In case you are looking for something interesting to read, I can share what I have been thinking about lately. In Thought vectors and the dimensionality of the space of concepts (a post from last week) I discussed the dimensionality of the space of concepts (primitives) used in human language (or equivalently, in human thought). There are various lines of reasoning that lead to the conclusion that this space has only ~1000 dimensions, and has some qualities similar to an actual vector space. Indeed, one can speak of some primitives being closer or further from others, leading to a notion of distance, and one can also rescale a vector to increase or decrease the intensity of meaning. See examples in the earlier post:
You want, for example, “cat” to be in the rough vicinity of “dog,” but you also want “cat” to be near “tail” and near “supercilious” and near “meme,” because you want to try to capture all of the different relationships — both strong and weak — that the word “cat” has to other words. It can be related to all these other words simultaneously only if it is related to each of them in a different dimension. ... it turns out you can represent a language pretty well in a mere thousand or so dimensions — in other words, a universe in which each word is designated by a list of a thousand numbers.The earlier post focused on breakthroughs in language translation which utilize these properties, but the more significant aspect (to me) is that we now have an automated method to extract an abstract representation of human thought from samples of ordinary language. This abstract representation will allow machines to improve dramatically in their ability to process language, dealing appropriately with semantics (i.e., meaning), which is represented geometrically.

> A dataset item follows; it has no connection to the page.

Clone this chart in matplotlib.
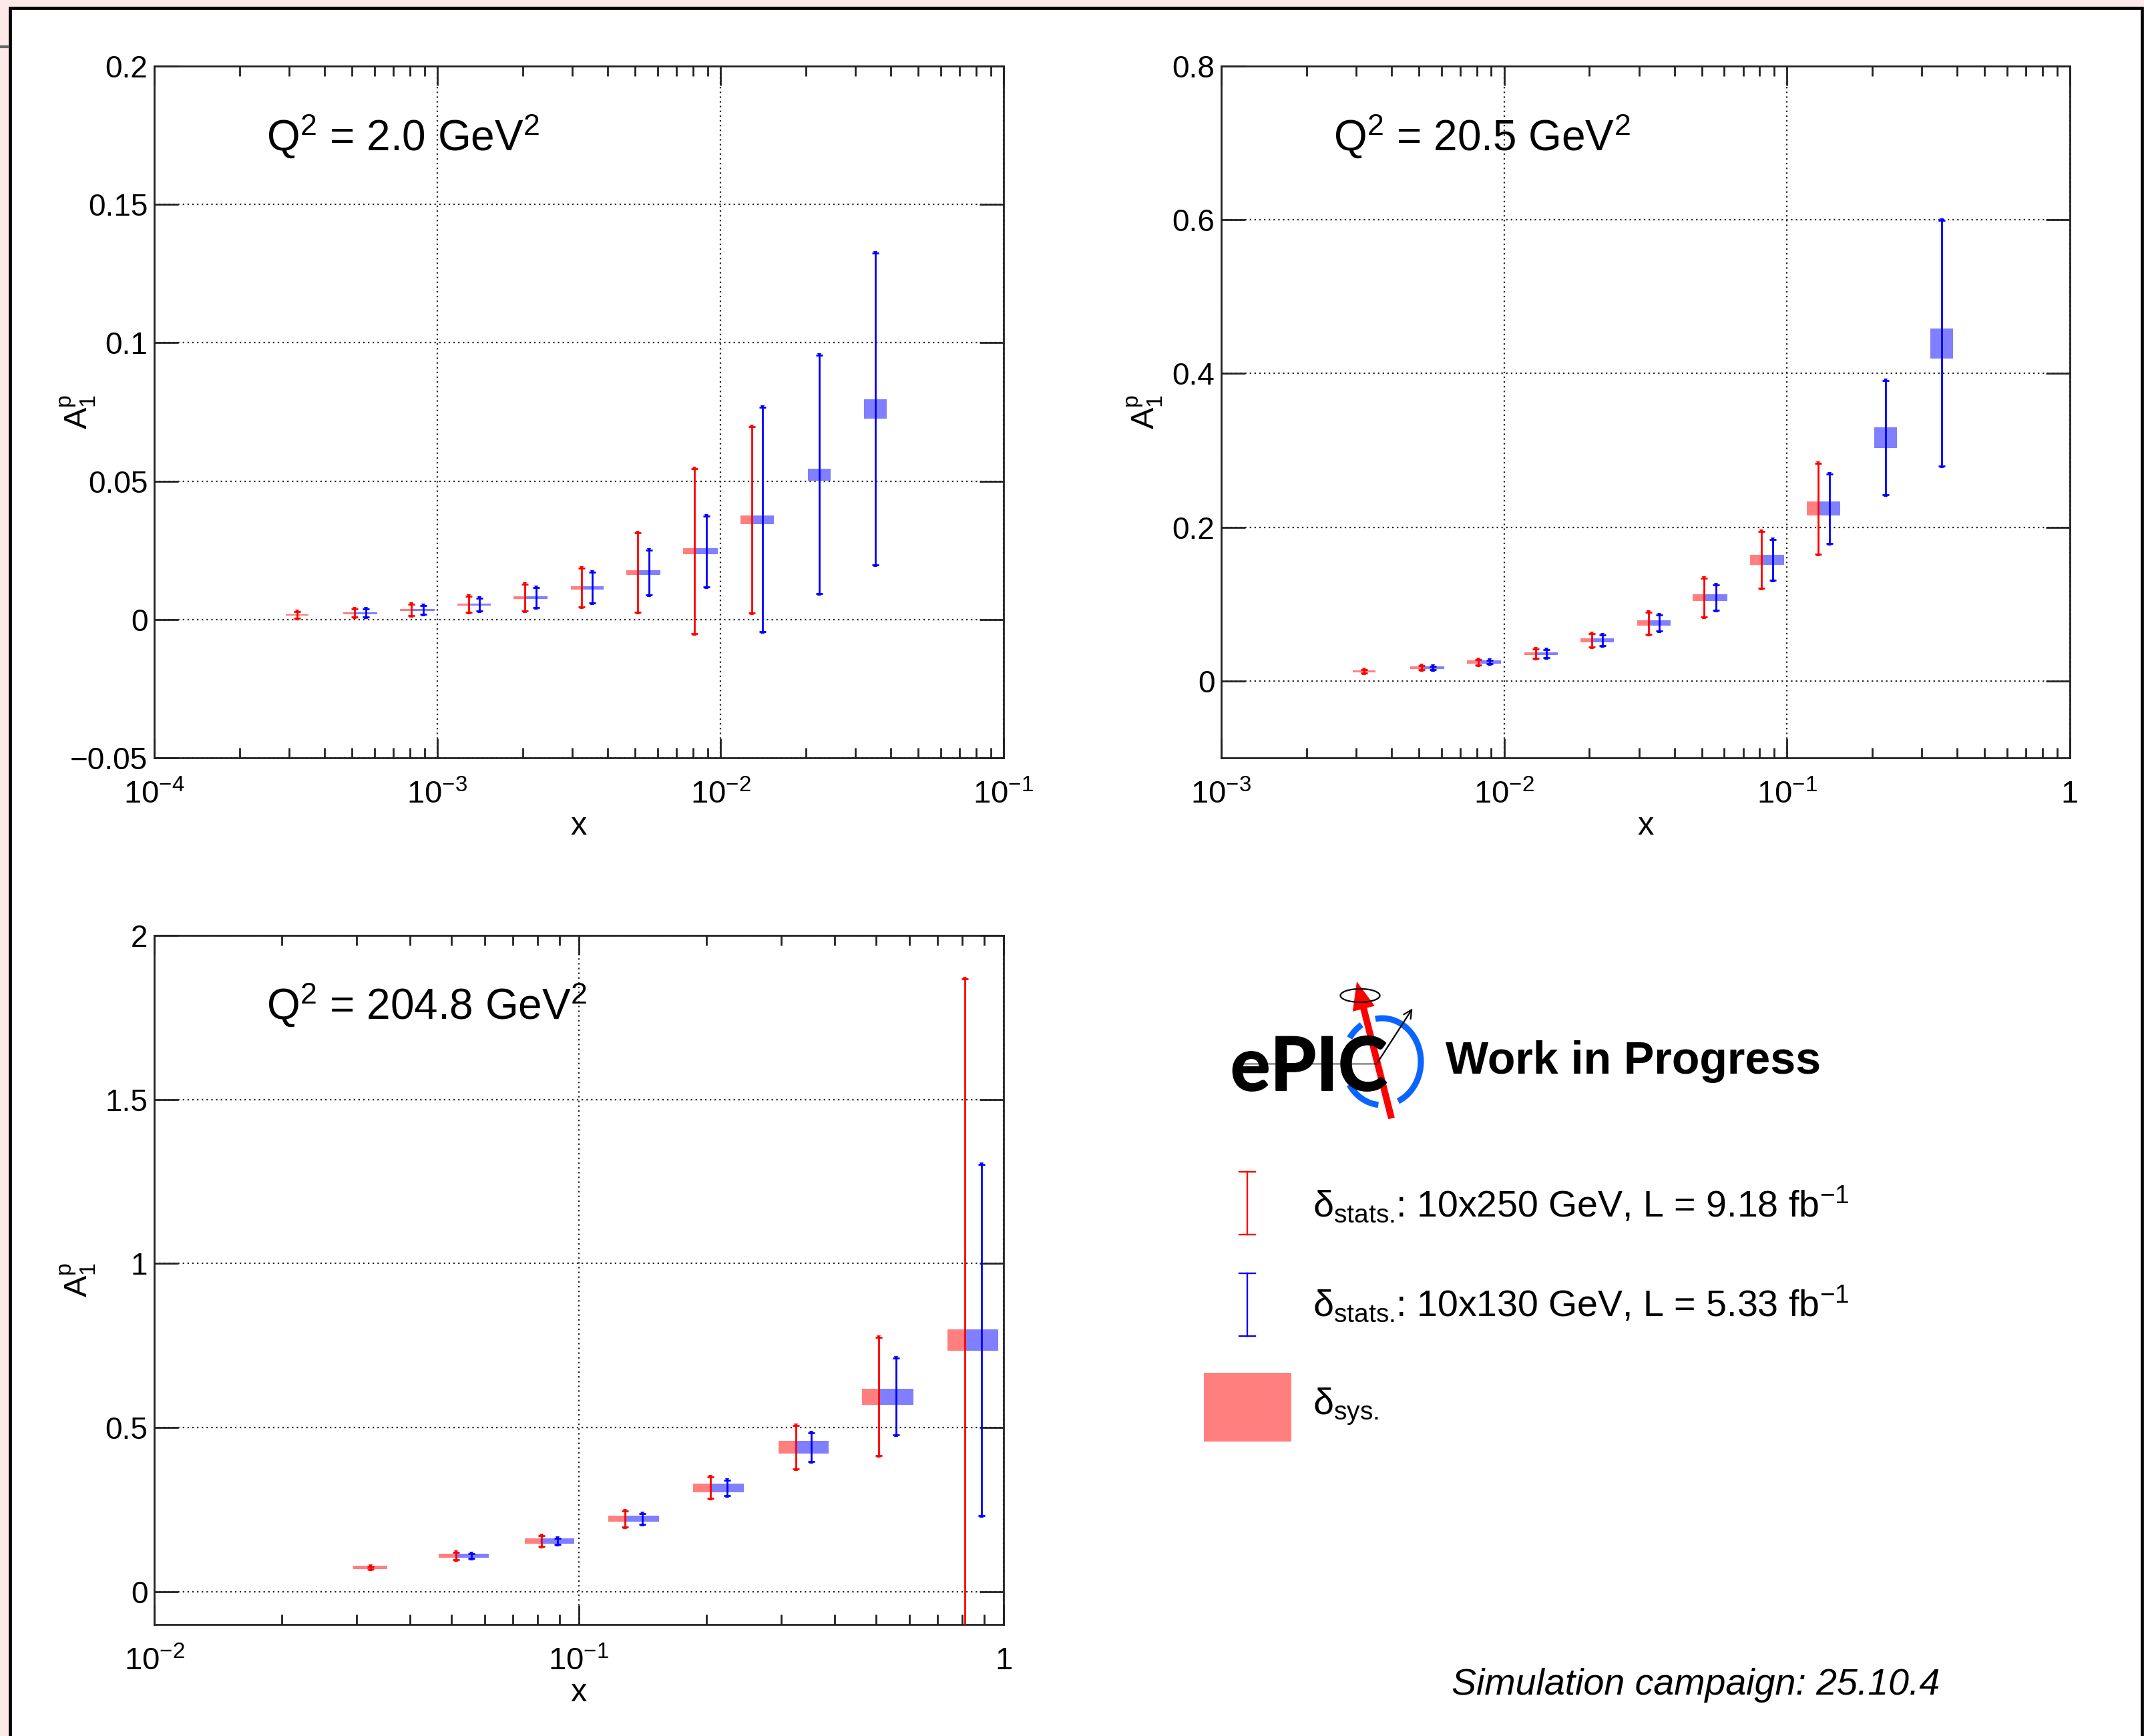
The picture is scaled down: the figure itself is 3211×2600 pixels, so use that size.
import numpy as np
import matplotlib
matplotlib.use('Agg')
import matplotlib.pyplot as plt
import matplotlib.patches as mpatches
import matplotlib.patheffects as pe
from matplotlib.ticker import FixedLocator, FuncFormatter, LogLocator, NullLocator

plt.rcParams['font.family'] = ['Liberation Sans', 'DejaVu Sans']
plt.rcParams['mathtext.fontset'] = 'custom'
plt.rcParams['mathtext.rm'] = 'Liberation Sans'
plt.rcParams['mathtext.it'] = 'Liberation Sans:italic'
plt.rcParams['mathtext.bf'] = 'Liberation Sans:bold'
plt.rcParams['mathtext.sf'] = 'Liberation Sans'

# ---------------- data ----------------
# Panel 1: Q^2 = 2.0 GeV^2
x_red_1 = [3.2e-4, 5.1e-4, 8.1e-4, 1.29e-3, 2.04e-3, 3.24e-3, 5.1e-3, 8.1e-3, 1.29e-2]
y_red_1 = [0.0016, 0.0023, 0.0035, 0.0054, 0.0080, 0.0115, 0.0170, 0.0246, 0.0361]
stat_red_1 = [0.0012, 0.0014, 0.0020, 0.0029, 0.0048, 0.0070, 0.0144, 0.0298, 0.0337]
sys_red_1 = [0.0003, 0.0003, 0.0003, 0.0004, 0.0005, 0.0006, 0.0009, 0.0011, 0.0016]
x_blue_1 = [5.6e-4, 8.9e-4, 1.41e-3, 2.23e-3, 3.53e-3, 5.6e-3, 8.9e-3, 1.41e-2, 2.23e-2, 3.53e-2]
y_blue_1 = [0.0023, 0.0035, 0.0054, 0.0080, 0.0115, 0.0170, 0.0246, 0.0361, 0.0524, 0.0761]
stat_blue_1 = [0.0014, 0.0015, 0.0023, 0.0036, 0.0056, 0.0080, 0.0128, 0.0406, 0.0430, 0.0563]
sys_blue_1 = [0.0003, 0.0003, 0.0004, 0.0005, 0.0006, 0.0009, 0.0011, 0.0016, 0.0022, 0.0034]

# Panel 2: Q^2 = 20.5 GeV^2
x_red_2 = [3.2e-3, 5.1e-3, 8.1e-3, 1.29e-2, 2.04e-2, 3.24e-2, 5.1e-2, 8.1e-2, 0.129]
y_red_2 = [0.0124, 0.0171, 0.0246, 0.0356, 0.0530, 0.0752, 0.1085, 0.1577, 0.2242]
stat_red_2 = [0.0020, 0.0025, 0.0035, 0.0058, 0.0087, 0.0145, 0.0250, 0.0370, 0.0590]
sys_red_2 = [0.0015, 0.0015, 0.0018, 0.0020, 0.0025, 0.0035, 0.0047, 0.0066, 0.0092]
x_blue_2 = [5.6e-3, 8.9e-3, 1.41e-2, 2.23e-2, 3.53e-2, 5.6e-2, 8.9e-2, 0.141, 0.223, 0.353]
y_blue_2 = [0.0171, 0.0246, 0.0356, 0.0530, 0.0752, 0.1085, 0.1577, 0.2242, 0.3167, 0.4393]
stat_blue_2 = [0.0020, 0.0025, 0.0050, 0.0068, 0.0103, 0.0165, 0.0268, 0.0450, 0.0740, 0.1600]
sys_blue_2 = [0.0015, 0.0018, 0.0020, 0.0025, 0.0035, 0.0047, 0.0066, 0.0092, 0.0137, 0.0196]

# Panel 3: Q^2 = 204.8 GeV^2
x_red_3 = [0.0323, 0.0513, 0.0817, 0.1285, 0.204, 0.324, 0.509, 0.81]
y_red_3 = [0.0734, 0.1087, 0.154, 0.222, 0.3166, 0.44, 0.594, 0.767]
stat_red_3 = [0.004, 0.011, 0.016, 0.024, 0.033, 0.066, 0.18, 1.10]
sys_red_3 = [0.005, 0.006, 0.0075, 0.009, 0.013, 0.020, 0.025, 0.032]
x_blue_3 = [0.0559, 0.0889, 0.141, 0.223, 0.353, 0.559, 0.887]
y_blue_3 = [0.1087, 0.154, 0.222, 0.3166, 0.44, 0.594, 0.767]
stat_blue_3 = [0.007, 0.0095, 0.016, 0.0235, 0.0435, 0.117, 0.535]
sys_blue_3 = [0.006, 0.0075, 0.009, 0.013, 0.020, 0.025, 0.032]

q2_labels = [r'Q$^{2}$ = 2.0 GeV$^{2}$', r'Q$^{2}$ = 20.5 GeV$^{2}$', r'Q$^{2}$ = 204.8 GeV$^{2}$']
xlims = [(1e-4, 1e-1), (1e-3, 1.0), (1e-2, 1.0)]
ylims = [(-0.05, 0.2), (-0.1, 0.8), (-0.1, 2.0)]
yticks = [[-0.05, 0, 0.05, 0.1, 0.15, 0.2], [0, 0.2, 0.4, 0.6, 0.8], [0, 0.5, 1, 1.5, 2]]

legend_labels = [r'δ$_{\mathrm{stats.}}\!$: 10x250 GeV, L = 9.18 fb$^{\mathrm{-1}}$',
                 r'δ$_{\mathrm{stats.}}\!$: 10x130 GeV, L = 5.33 fb$^{\mathrm{-1}}$',
                 r'δ$_{\mathrm{sys.}}$']

# ---------------- style ----------------
RED = '#ff0000'
BLUE = '#0000ff'
RED_BOX = '#ff7f7f'
BLUE_BOX = '#7f7fff'
BOX_HALF_DEC = 0.04
W, H = 3211, 2600

fig = plt.figure(figsize=(W / 100, H / 100), dpi=100)
fig.patch.set_facecolor('#fde9e8')
frame = mpatches.Rectangle((15 / W, -0.02), (3208 - 15) / W, (H - 12) / H + 0.02,
                           transform=fig.transFigure, facecolor='white',
                           edgecolor='black', linewidth=3.4, zorder=-10)
fig.add_artist(frame)


def px_axes(l, t, r, b):
    return fig.add_axes([l / W, 1 - b / H, (r - l) / W, (b - t) / H])


def log_fmt(v, pos):
    e = int(round(np.log10(v)))
    if e == 0:
        return '1'
    return r'$\mathrm{10^{%d}}$' % e


def y_fmt(v, pos):
    s = '%g' % v
    return s.replace('-', '\u2212')


def draw_boxes(ax, xs, ys, ss, color, z):
    f = 10 ** BOX_HALF_DEC
    for x, y, s in zip(xs, ys, ss):
        ax.add_patch(mpatches.Rectangle((x / f, y - s), x * f - x / f, 2 * s,
                                        facecolor=color, edgecolor='none', zorder=z))


def draw_stat(ax, xs, ys, es, color, z):
    xs = np.array(xs); ys = np.array(ys); es = np.array(es)
    ax.errorbar(xs, ys, yerr=es, fmt='none', ecolor=color, elinewidth=2.0,
                capsize=3.4, capthick=2.0, zorder=z)
    ax.plot(xs, ys + es, 'v', ms=5, color=color, zorder=z, mew=0)
    ax.plot(xs, ys - es, '^', ms=5, color=color, zorder=z, mew=0)


panels = [
    (px_axes(231, 99, 1503, 1135), x_red_1, y_red_1, stat_red_1, sys_red_1,
     x_blue_1, y_blue_1, stat_blue_1, sys_blue_1),
    (px_axes(1829, 99, 3100, 1135), x_red_2, y_red_2, stat_red_2, sys_red_2,
     x_blue_2, y_blue_2, stat_blue_2, sys_blue_2),
    (px_axes(231, 1401, 1503, 2433), x_red_3, y_red_3, stat_red_3, sys_red_3,
     x_blue_3, y_blue_3, stat_blue_3, sys_blue_3),
]

for i, (ax, xr, yr, er, sr, xb, yb, eb, sb) in enumerate(panels):
    ax.set_xscale('log')
    ax.set_xlim(*xlims[i])
    ax.set_ylim(*ylims[i])
    ax.xaxis.set_major_locator(LogLocator(base=10, numticks=20))
    ax.xaxis.set_minor_locator(LogLocator(base=10, subs=np.arange(2, 10), numticks=20))
    ax.xaxis.set_major_formatter(FuncFormatter(log_fmt))
    ax.xaxis.set_minor_formatter(FuncFormatter(lambda v, p: ''))
    ax.yaxis.set_major_locator(FixedLocator(yticks[i]))
    ax.yaxis.set_minor_locator(NullLocator())
    ax.yaxis.set_major_formatter(FuncFormatter(y_fmt))
    ax.tick_params(axis='x', which='major', direction='in', length=21, width=2.0,
                   top=True, bottom=True, labelsize=34, pad=24, color='#222222')
    ax.tick_params(axis='x', which='minor', direction='in', length=10.5, width=2.0,
                   top=True, bottom=True, color='#222222')
    ax.tick_params(axis='y', which='major', direction='in', length=26, width=2.0,
                   left=True, right=True, labelsize=33, pad=7, color='#222222')
    for sp in ax.spines.values():
        sp.set_linewidth(2.0)
        sp.set_color('#222222')
    ax.grid(True, which='major', linestyle=(0, (1, 2.2)), linewidth=1.6, color='#222222')
    ax.set_axisbelow(True)

    draw_boxes(ax, xr, yr, sr, RED_BOX, 2)
    draw_boxes(ax, xb, yb, sb, BLUE_BOX, 3)
    draw_stat(ax, xr, yr, er, RED, 4)
    draw_stat(ax, xb, yb, eb, BLUE, 5)

    ax.text(0.132, 0.878, q2_labels[i], transform=ax.transAxes, fontsize=46,
            va='baseline', ha='left')
    axh = ax.get_position().height * H
    ax.text(0.5, -115 / axh, 'x', transform=ax.transAxes, fontsize=35,
            ha='center', va='baseline')
    ax.text(-114 / 1272, 0.5, r'$\mathrm{A}_{\mathrm{1}}^{\mathrm{p}}$', transform=ax.transAxes,
            fontsize=35, rotation=90, ha='center', va='center')

# ---------------- overlay: logo, legend, footer ----------------
ov = fig.add_axes([0, 0, 1, 1], zorder=10)
ov.set_xlim(0, W)
ov.set_ylim(0, H)
ov.axis('off')
ov.patch.set_alpha(0)


def Y(y):
    return H - y


# stub on the left edge
ov.plot([0, 14], [Y(70), Y(70)], color='#666666', lw=3, solid_capstyle='butt')

# logo ring
ring_c = (2070, Y(1590))
for t1, t2 in [(119, 144), (-68, 99), (215, 265)]:
    ov.add_patch(mpatches.Arc(ring_c, 116, 130, theta1=t1, theta2=t2,
                              color='#0a64ff', lw=6.5))
ov.plot([1847, 2062], [Y(1593), Y(1593)], color='k', lw=1.0)
ov.text(1843, Y(1633), 'ePIC', fontsize=80, fontweight='bold', family=['Lato', 'DejaVu Sans'],
        va='baseline', ha='left', color='black',
        path_effects=[pe.withStroke(linewidth=1.5, foreground='black')])
ov.add_patch(mpatches.FancyArrow(2084, Y(1675), 2032 - 2084, Y(1470) - Y(1675), width=10,
                                 head_width=34, head_length=42, length_includes_head=True,
                                 color='#ff0000', lw=0))
ov.annotate('', xy=(2117, Y(1508)), xytext=(2062, Y(1593)),
            arrowprops=dict(arrowstyle='->', lw=1.6, color='k', mutation_scale=22))
ov.add_patch(mpatches.Ellipse((2037, Y(1491)), 59, 20, fill=False, lw=1.6, ec='k'))

ov.text(2165, Y(1608), 'Work in Progress', fontsize=49, fontweight='bold',
        va='baseline', ha='left')

# legend
for xc, (yt, yb_), col in [(1868, (1755, 1849), RED), (1868, (1907, 2001), BLUE)]:
    ov.plot([xc, xc], [Y(yt), Y(yb_)], color=col, lw=1.7)
    ov.plot([xc - 12, xc + 12], [Y(yt), Y(yt)], color=col, lw=1.7)
    ov.plot([xc - 12, xc + 12], [Y(yb_), Y(yb_)], color=col, lw=1.7)
ov.add_patch(mpatches.Rectangle((1803, Y(2159)), 131, 103, facecolor=RED_BOX, edgecolor='none'))

ov.text(1966, Y(1822), legend_labels[0], fontsize=40, va='baseline', ha='left')
ov.text(1966, Y(1971), legend_labels[1], fontsize=40, va='baseline', ha='left')
ov.text(1966, Y(2118), legend_labels[2], fontsize=40, va='baseline', ha='left')

ov.text(2905, Y(2538), 'Simulation campaign: 25.10.4', fontsize=40, style='italic',
        va='baseline', ha='right')

fig.savefig('out.png', dpi=100, facecolor=fig.get_facecolor())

Below are two relevant papers, both by Google researchers. The first (from just this month) reports remarkable "reading comprehension" capability using paragraph vectors. The earlier paper from 2014 introduces the method of paragraph vectors.
Building Large Machine Reading-Comprehension Datasets using Paragraph Vectors
Radu Soricut, Nan Ding
(Submitted on 13 Dec 2016)
We present a dual contribution to the task of machine reading-comprehension: a technique for creating large-sized machine-comprehension (MC) datasets using paragraph-vector models; and a novel, hybrid neural-network architecture that combines the representation power of recurrent neural networks with the discriminative power of fully-connected multi-layered networks. We use the MC-dataset generation technique to build a dataset of around 2 million examples, for which we empirically determine the high-ceiling of human performance (around 91% accuracy), as well as the performance of a variety of computer models. Among all the models we have experimented with, our hybrid neural-network architecture achieves the highest performance (83.2% accuracy). The remaining gap to the human-performance ceiling provides enough room for future model improvements.
Distributed Representations of Sentences and Documents
Quoc V. Le, Tomas Mikolov
(Submitted on 16 May 2014 (v1), last revised 22 May 2014 (this version, v2))
Many machine learning algorithms require the input to be represented as a fixed-length feature vector. When it comes to texts, one of the most common fixed-length features is bag-of-words. Despite their popularity, bag-of-words features have two major weaknesses: they lose the ordering of the words and they also ignore semantics of the words. For example, "powerful," "strong" and "Paris" are equally distant. In this paper, we propose Paragraph Vector, an unsupervised algorithm that learns fixed-length feature representations from variable-length pieces of texts, such as sentences, paragraphs, and documents. Our algorithm represents each document by a dense vector which is trained to predict words in the document. Its construction gives our algorithm the potential to overcome the weaknesses of bag-of-words models. Empirical results show that Paragraph Vectors outperform bag-of-words models as well as other techniques for text representations. Finally, we achieve new state-of-the-art results on several text classification and sentiment analysis tasks.